Stress: APA’s 2009 Survey

In early November 2009, the American Psychological Association released the results of their 2009 Stress in America Survey. The executive summary is an excellent way to review the results of the survey in 20 pages. The survey was conducted by Harris Interactive and included 1,568 adults aged 18 and older who reside in the United States. The report also includes the results of a YouthQuery survey conducted among 1,206 youths aged 8-17 years of age. Those who provide mental health services to either or both adults and children should take a look at the outcome of this survey. The data are distressing and worrisome to those of us with interest in the effects of stress on our physical health.

According to the survey, parents think their own stress does not affect their children and that their children are not stessed. It appears that parents do not see the worries and stress-related symptoms of their children accurately; and while three-quarters of young people say they can talk to their parents about things they worry about, they also indicate that worry is a real problem for them. Either they are not telling their parents about their stress or worry, or their parents are not hearing them when they communicate. As a result, children may not be getting the family support they need to manage stress. Parents also seem to underestimate the severity of the stress teens and tweens experience.

42% of adults indicate that their stress has increased in 2009. This is 7% fewer than those reporting an increase in stress during 2008 (49%) but is still almost half of the adults surveyed. While it is somewhat comforting to know that only 42% of adults said that their stress has increased in the past year, it is difficult to tell from this report whether the 49% who reported an increase last year are now experiencing less stress or whether it is merely the same as in 2008. The summary indicates that “this could be a precursor to serious health consequesces related to chronic stress.”

While 44% indicate they exercise or walk to manage their stress, 49% indicate they rely on sedentary means of managing stress. 43% reported eating too much or eating unhealthy foods because of stress. Only 4% indicate that they see a mental health professional to deal with stress.

Money, work and the economy are still the most important sources of stress for adults.

Two-thirds of U.S. adults have been told by a health care provider that they have chronic health condition(s) and 70% have received recommendations for lifestyle and behavior changes….exercise more (48%), lose weight (38%) and eat healthier (36%). Few were offered or received support to make these changes; half did not even get an explanation for the recommendation. Women seem to be bearing the brunt of the stress…or are more likely to report it. They are also more likely to report physical symptoms along with the stress.

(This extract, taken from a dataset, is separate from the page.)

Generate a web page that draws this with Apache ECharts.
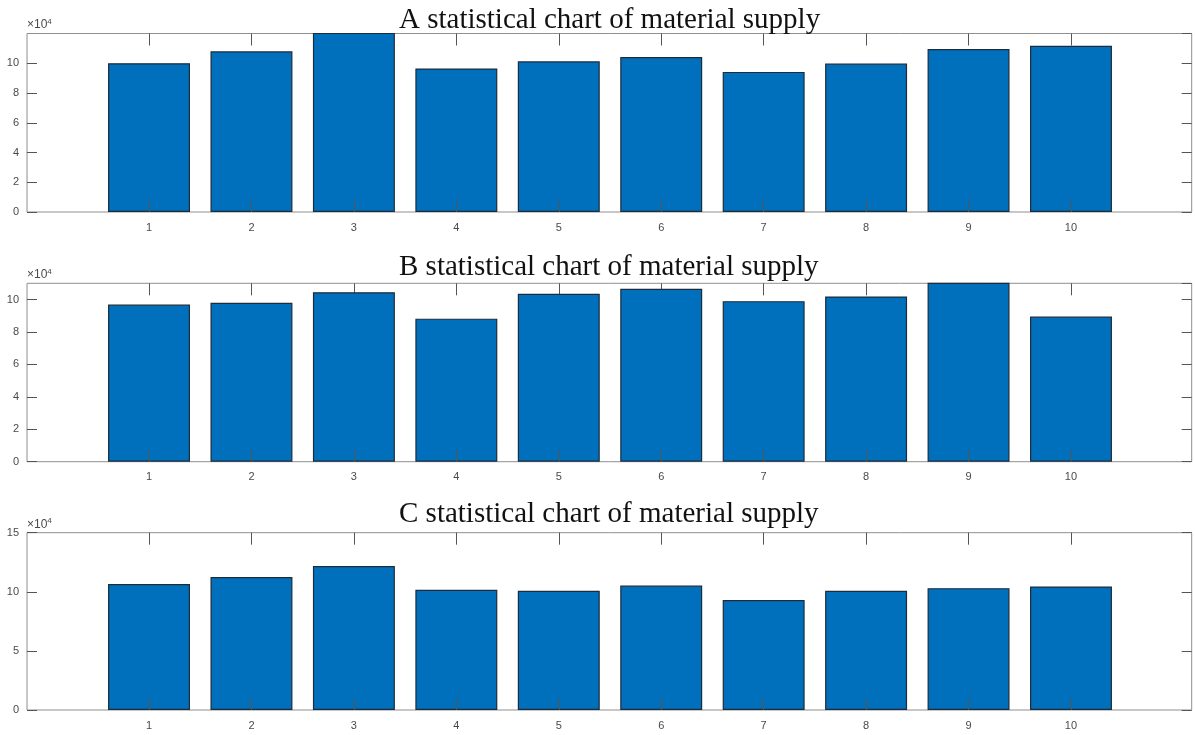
<!DOCTYPE html>
<html>
<head>
<meta charset="utf-8">
<style>
  html, body { margin: 0; padding: 0; background: #fff; }
  #chart { width: 1195px; height: 735px; }
</style>
<script src="https://cdn.jsdelivr.net/npm/echarts@6/dist/echarts.min.js"></script>
</head>
<body>
<div id="chart"></div>
<script>
// 数据
const categories = ['1', '2', '3', '4', '5', '6', '7', '8', '9', '10'];
const supplyA = [100000, 108000, 123000, 96500, 101300, 104200, 94200, 99800, 109500, 111800];
const supplyB = [96900, 98000, 104500, 88200, 103500, 106600, 99000, 101900, 113000, 89500];
const supplyC = [106500, 112500, 121800, 101700, 100800, 105300, 93000, 100800, 103100, 104500];
const titles = [
  'A statistical chart of material supply',
  'B statistical chart of material supply',
  'C statistical chart of material supply'
];
const yMax = [120000, 110000, 150000];
const yStep = [20000, 20000, 50000];

// layout of the three panels (box top / height, title top)
const panels = [
  { top: 33.5, height: 178.5, titleTop: 1 },
  { top: 283.3, height: 178.4, titleTop: 248 },
  { top: 532.7, height: 177.3, titleTop: 495 }
];
const seriesData = [supplyA, supplyB, supplyC];

const labelColor = '#4a4a4a';
const boxColor = '#8f8f8f';
const tickColor = '#555';

let title = [], grid = [], xAxis = [], yAxis = [], series = [];

for (let k = 0; k < 3; k++) {
  const p = panels[k];
  title.push({
    text: titles[k],
    left: 394,
    top: p.titleTop,
    textStyle: { fontFamily: 'Liberation Serif', fontSize: 29, fontWeight: 'normal', color: '#111' }
  });
  // box grid
  grid.push({
    left: 27, right: 3.3, top: p.top, height: p.height,
    show: true, borderColor: boxColor, borderWidth: 1, backgroundColor: 'transparent'
  });
  // bar grid
  grid.push({ left: 97.8, right: 72.8, top: p.top, height: p.height });

  xAxis.push({ gridIndex: 2 * k, type: 'value', min: 0, max: 1, show: false });
  xAxis.push({
    gridIndex: 2 * k + 1, type: 'category', data: categories, position: 'bottom',
    axisLine: { show: true, lineStyle: { opacity: 0 } },
    axisTick: { show: true, inside: true, alignWithLabel: true, interval: 0, length: 12, lineStyle: { color: tickColor } },
    axisLabel: { color: labelColor, fontSize: 11, fontFamily: 'Liberation Sans', margin: 10 },
    z: 5
  });
  xAxis.push({
    gridIndex: 2 * k + 1, type: 'category', data: categories, position: 'top',
    axisLine: { show: true, lineStyle: { opacity: 0 } },
    axisTick: { show: true, inside: true, alignWithLabel: true, interval: 0, length: 12, lineStyle: { color: tickColor } },
    axisLabel: { show: false }
  });

  yAxis.push({
    gridIndex: 2 * k, type: 'value', min: 0, max: yMax[k], interval: yStep[k], position: 'left',
    name: '×10{s|4}', nameLocation: 'end', nameGap: 1,
    nameTextStyle: {
      align: 'left', color: labelColor, fontSize: 12, fontFamily: 'Liberation Sans',
      rich: { s: { fontSize: 8, verticalAlign: 'top', color: labelColor, padding: [0, 0, 7, 0] } }
    },
    axisLine: { show: false },
    splitLine: { show: false },
    axisTick: { inside: true, length: 10, lineStyle: { color: tickColor } },
    axisLabel: {
      color: labelColor, fontSize: 11, fontFamily: 'Liberation Sans', margin: 8,
      showMaxLabel: k === 2,
      formatter: function (v) { return v / 10000; }
    }
  });
  yAxis.push({
    gridIndex: 2 * k, type: 'value', min: 0, max: yMax[k], interval: yStep[k], position: 'right',
    axisLine: { show: false },
    splitLine: { show: false },
    axisTick: { inside: true, length: 10, lineStyle: { color: tickColor } },
    axisLabel: { show: false }
  });
  yAxis.push({ gridIndex: 2 * k + 1, type: 'value', min: 0, max: yMax[k], show: false });

  series.push({
    type: 'bar',
    xAxisIndex: 3 * k + 1,
    yAxisIndex: 3 * k + 2,
    barWidth: '80%',
    clip: true,
    itemStyle: { color: '#0070bd', borderColor: '#1d2b3a', borderWidth: 1.2 },
    data: seriesData[k]
  });
}

const myChart = echarts.init(document.getElementById('chart'));
myChart.setOption({
  animation: false,
  backgroundColor: '#fff',
  title: title,
  grid: grid,
  xAxis: xAxis,
  yAxis: yAxis,
  series: series
});
</script>
</body>
</html>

The potential physical effects of stress has long been studied by mental health and medical professionals. Back in 1967 Holmes and Rahe developed their Life Changes questionnaire also known at the Social Readjustment Rating Scale. This simple questionnaire has been used in a multitude of studies and scores correlated with the occurrence of serious physical illness within the next year. Let’s hope that those who become ill following these two years of significant stress will have access to the health care services they need.

A 2008 study detailed a physiological explanation, and an article in Gizmag does a nice, brief discussion, of how stress affects the immune system. Under stress, the body produces cortisol to facilitate the “fight or flight” response. Under chronic stress, there is an overabundance of cortisol, so the body remains on alert long after that is necessary and the immune system is affected. The mechanism at work seems to be the shortening of chromosomal end caps called telomeres which produce telomerase, an enzyme that keeps immune cells “young”. Cortisol diminishes the production of telomerase thus shortening the healthy life of protective T lymphocytes.

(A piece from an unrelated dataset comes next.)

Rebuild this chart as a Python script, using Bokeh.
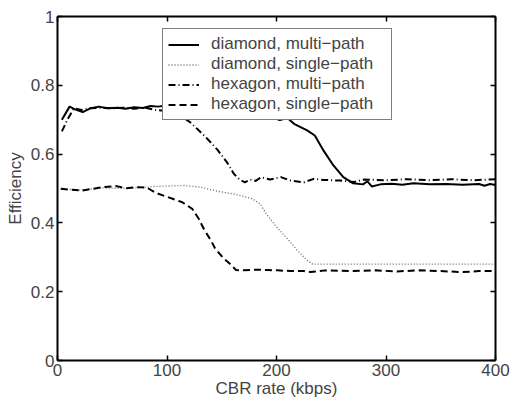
from bokeh.plotting import figure
from bokeh.models import (Range1d, LinearAxis, FixedTicker, Legend, LegendItem,
                          CustomLabelingPolicy)
from bokeh.embed import file_html
from bokeh.resources import INLINE

FONT = "Liberation Sans"

# ---- data ----
dm_x = [4, 11, 16, 23, 30, 38, 45, 55, 62, 70, 78, 85, 92, 100, 115, 130, 150, 170, 185,
        196, 203, 210, 216, 228, 235, 243, 252, 261, 270, 279, 283, 287, 295, 305, 315,
        325, 340, 355, 370, 385, 390, 395, 400]
dm_y = [0.700, 0.738, 0.730, 0.722, 0.733, 0.738, 0.733, 0.735, 0.732, 0.736, 0.734, 0.740,
        0.738, 0.742, 0.738, 0.740, 0.735, 0.725, 0.713, 0.707, 0.699, 0.705, 0.688, 0.669,
        0.654, 0.610, 0.567, 0.533, 0.515, 0.512, 0.521, 0.506, 0.512, 0.514, 0.511, 0.515,
        0.512, 0.513, 0.511, 0.513, 0.508, 0.513, 0.510]

ds_x = [3, 20, 40, 60, 80, 88, 100, 115, 130, 146, 161, 172, 178, 185, 192, 201, 210, 219,
        227, 233, 250, 300, 350, 400]
ds_y = [0.500, 0.495, 0.502, 0.500, 0.503, 0.506, 0.507, 0.509, 0.504, 0.492, 0.484, 0.475,
        0.470, 0.455, 0.420, 0.385, 0.354, 0.320, 0.294, 0.280, 0.280, 0.280, 0.280, 0.280]

hm_x = [4, 9, 15, 22, 30, 40, 50, 60, 70, 80, 90, 97, 105, 112, 121, 128, 137, 146, 155,
        161, 166, 171, 176, 181, 186, 194, 204, 213, 225, 234, 243, 258, 271, 280, 300,
        320, 340, 360, 380, 400]
hm_y = [0.666, 0.700, 0.733, 0.728, 0.733, 0.735, 0.733, 0.735, 0.732, 0.735, 0.728, 0.726,
        0.720, 0.712, 0.693, 0.672, 0.644, 0.613, 0.575, 0.543, 0.527, 0.518, 0.526, 0.522,
        0.533, 0.526, 0.533, 0.523, 0.518, 0.528, 0.525, 0.523, 0.519, 0.526, 0.524, 0.527,
        0.524, 0.527, 0.524, 0.527]

hs_x = [3, 10, 22, 32, 42, 53, 63, 74, 82, 90, 99, 114, 123, 129, 134, 140, 144, 152, 158,
        163, 170, 182, 192, 201, 213, 225, 231, 245, 270, 290, 310, 330, 350, 370, 385, 400]
hs_y = [0.499, 0.497, 0.494, 0.499, 0.504, 0.507, 0.501, 0.504, 0.502, 0.487, 0.477, 0.460,
        0.441, 0.412, 0.380, 0.350, 0.325, 0.296, 0.280, 0.263, 0.262, 0.264, 0.263, 0.262,
        0.260, 0.260, 0.257, 0.262, 0.260, 0.262, 0.259, 0.262, 0.260, 0.257, 0.260, 0.260]

labels = ["diamond, multi\u2212path", "diamond, single\u2212path",
          "hexagon, multi\u2212path", "hexagon, single\u2212path"]

x_ticks = [0, 100, 200, 300, 400]
y_ticks = [0, 0.2, 0.4, 0.6, 0.8, 1]
y_tick_labels = ["0", "0.2", "0.4", "0.6", "0.8", "1"]

# ---- figure ----
p = figure(width=511, height=401, output_backend="svg", toolbar_location=None,
           x_range=Range1d(0, 400), y_range=Range1d(0, 1),
           min_border_left=57, min_border_right=16, min_border_top=16,
           min_border_bottom=41)
p.background_fill_color = "white"
p.border_fill_color = "white"
p.outline_line_color = None
p.xgrid.visible = False
p.ygrid.visible = False

r1 = p.line(dm_x, dm_y, line_color="black", line_width=2)
r2 = p.line(ds_x, ds_y, line_color="#666666", line_width=1.3, line_dash="1 2")
r3 = p.line(hm_x, hm_y, line_color="black", line_width=2, line_dash="7 3 1 3")
r4 = p.line(hs_x, hs_y, line_color="black", line_width=2, line_dash="7 4")


def style_axis(ax, ticks):
    ax.ticker = FixedTicker(ticks=ticks)
    ax.axis_line_width = 2
    ax.axis_line_color = "black"
    ax.major_tick_in = 5
    ax.major_tick_out = 0
    ax.major_tick_line_width = 1.5
    ax.minor_tick_line_color = None
    ax.major_label_text_font = FONT
    ax.major_label_text_font_size = "17px"
    ax.axis_label_text_font = FONT
    ax.axis_label_text_font_size = "17px"
    ax.axis_label_text_font_style = "normal"


xa = p.xaxis[0]
style_axis(xa, x_ticks)
xa.axis_label = "CBR rate (kbps)"
xa.major_label_standoff = 3
xa.axis_label_standoff = 0

ya = p.yaxis[0]
style_axis(ya, y_ticks)
ya.axis_label = "Efficiency"
ya.major_label_standoff = 3
ya.axis_label_standoff = 3
ya.major_label_overrides = {t: s for t, s in zip(y_ticks, y_tick_labels)}

# box axes (top / right): ticks only, no labels drawn and no space taken
top = LinearAxis()
style_axis(top, x_ticks)
top.major_label_text_font_size = "0px"
top.major_label_policy = CustomLabelingPolicy(code="if (false) { yield 0 }")
top.major_label_standoff = 0
p.add_layout(top, "above")

right = LinearAxis()
style_axis(right, y_ticks)
right.major_label_text_font_size = "0px"
right.major_label_policy = CustomLabelingPolicy(code="if (false) { yield 0 }")
right.major_label_standoff = 0
p.add_layout(right, "right")

legend = Legend(items=[LegendItem(label=labels[0], renderers=[r1]),
                       LegendItem(label=labels[1], renderers=[r2]),
                       LegendItem(label=labels[2], renderers=[r3]),
                       LegendItem(label=labels[3], renderers=[r4])],
                location=(105, 240))
legend.label_text_font = FONT
legend.label_text_font_size = "17px"
legend.padding = 5
legend.margin = 0
legend.spacing = 0
legend.glyph_width = 31
legend.glyph_height = 19
legend.label_height = 19
legend.label_standoff = 12
legend.label_width = 175
legend.border_line_color = "black"
legend.border_line_width = 1
legend.background_fill_color = "white"
legend.background_fill_alpha = 1
p.add_layout(legend)

open("out.html", "w").write(file_html(p, INLINE))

Of course, there is a perfect opportunity for development of a drug to reduce cortisol or increase telomerase. As specialists in behavioral change, I would think it incumbent upon mental health professionals to be doing more education about stress management rather than waiting for yet another drug to make us healthy. There are certainly online resources to facilitate such education. If only 4% of adults indicate that they consult with a mental health professional to help them manage stress, it would appear that the opportunities in this area are wide open.

What does your organization do to help your clients and your community better manage stress? Do you believe there are ways that behavioral health providers might more effectively attract the severely stressed into treatment? Should the practice of psychotherapy also include community education in stress inoculation techniques? How do you manage your own stress?